Heise agrees that Rotenone is not the answer for White Lake.
“If you Rotenone the whole lake and kill it all off, that usually works quite well, but that’s a very extreme measure and I think something like White Lake, with such a valuable trout fishery in there, you wouldn’t want to do that,” said Heise. “I think these other techniques of electroshocking or doing some select netting around the edges might work a lot better.”
One of Heise’s students is currently studying the goldfish in Dragon Lake. While the study is not yet complete, Heise says the goldfish are having an impact in that they are competing with trout for food.
“They are eating the food the trout eat,” said Heise. “They’d be bottom feeders that grub around on the bottom, and that tends to stir up the sediment and that creates dirty water or increased turbidity, which can affect the plants growing in the lake. This can affect the ability of the fish to find food, or it can even, in extreme cases, make it hard for the fish to breathe through their gills.
“But these are all, well, they’ve never been tested in British Columbia, so that’s what I’m hoping to be able to do is get a masters student looking at it in more detail so we really know what we’re talking about. It’s pretty hard to extrapolate studies done in other parts of the country or other parts of the world to our situation here in B.C. with our trout lakes.”
Heise also wants to put transmitters in some of the White Lake goldfish to learn where they’re going throughout the year, what depths, etc., addressing why they seem to be there some years and not others.
Klassen said the province supports Heise’s funding application to study how to control goldfish populations provincewide.
Speaking to their physiology when introduced into the wild, Heise says surviving goldfish tend to lose their orange/gold colour, becoming more coppery with dark brown, grey and white colouration, and that they can grow much larger than what people see in home aquariums.
“I think it’s a big myth that they really just grow to a certain size…,” said Heise. “If there’s lots of food and the right temperature, then they can get quite large, as in several pounds anyways, quite large.”
If they’re small, goldfish may be eaten by certain kinds of trout. Otherwise their only predators are wading birds.
Heise also describes goldfish as being very resilient.
“They can handle cold temperatures, they can handle ice cover, they can handle low oxygen,” said Heise. “They’re a very tough fish. They can actually operate without oxygen for awhile so they can metabolize anaerobically, and they urinate alcohol of all things. A pretty bizarre physiology.”
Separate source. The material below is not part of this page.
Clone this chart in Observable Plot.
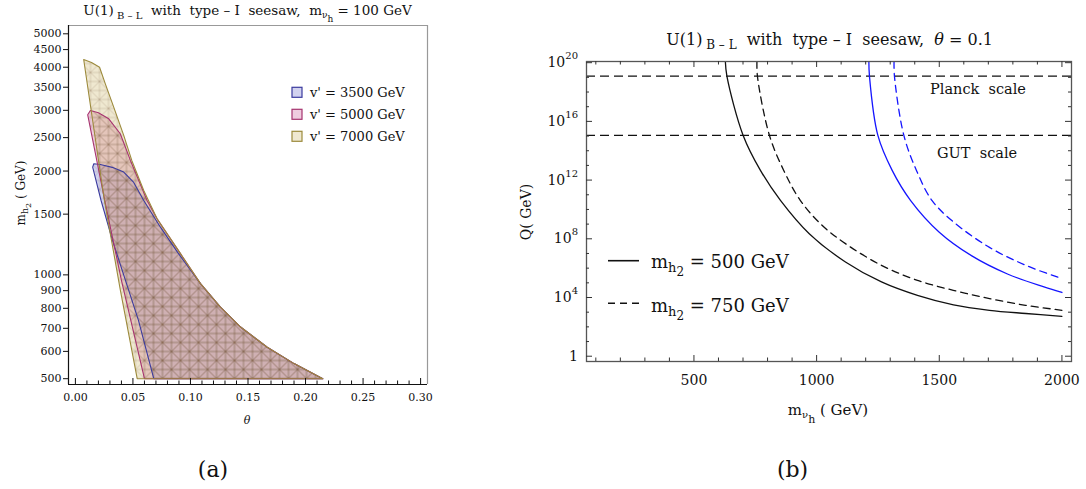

Wearing his ISCBC hat, Heise said there are generally two ways goldfish get into lakes – they are either introduced by people or make their way to lakes when ponds on lakeside properties are flooded.
“For me, a lot of it is about the public message too, the sole idea that we shouldn’t be releasing any of our pets that we have at home,” said Heise, “whether it’s a snake or fish or small mammal or birds, you really want to keep pets in the house and not loose because they really can cause a lot of damage once they get out there.”
Heise said he plans to be back at White Lake in the spring to continue his studies.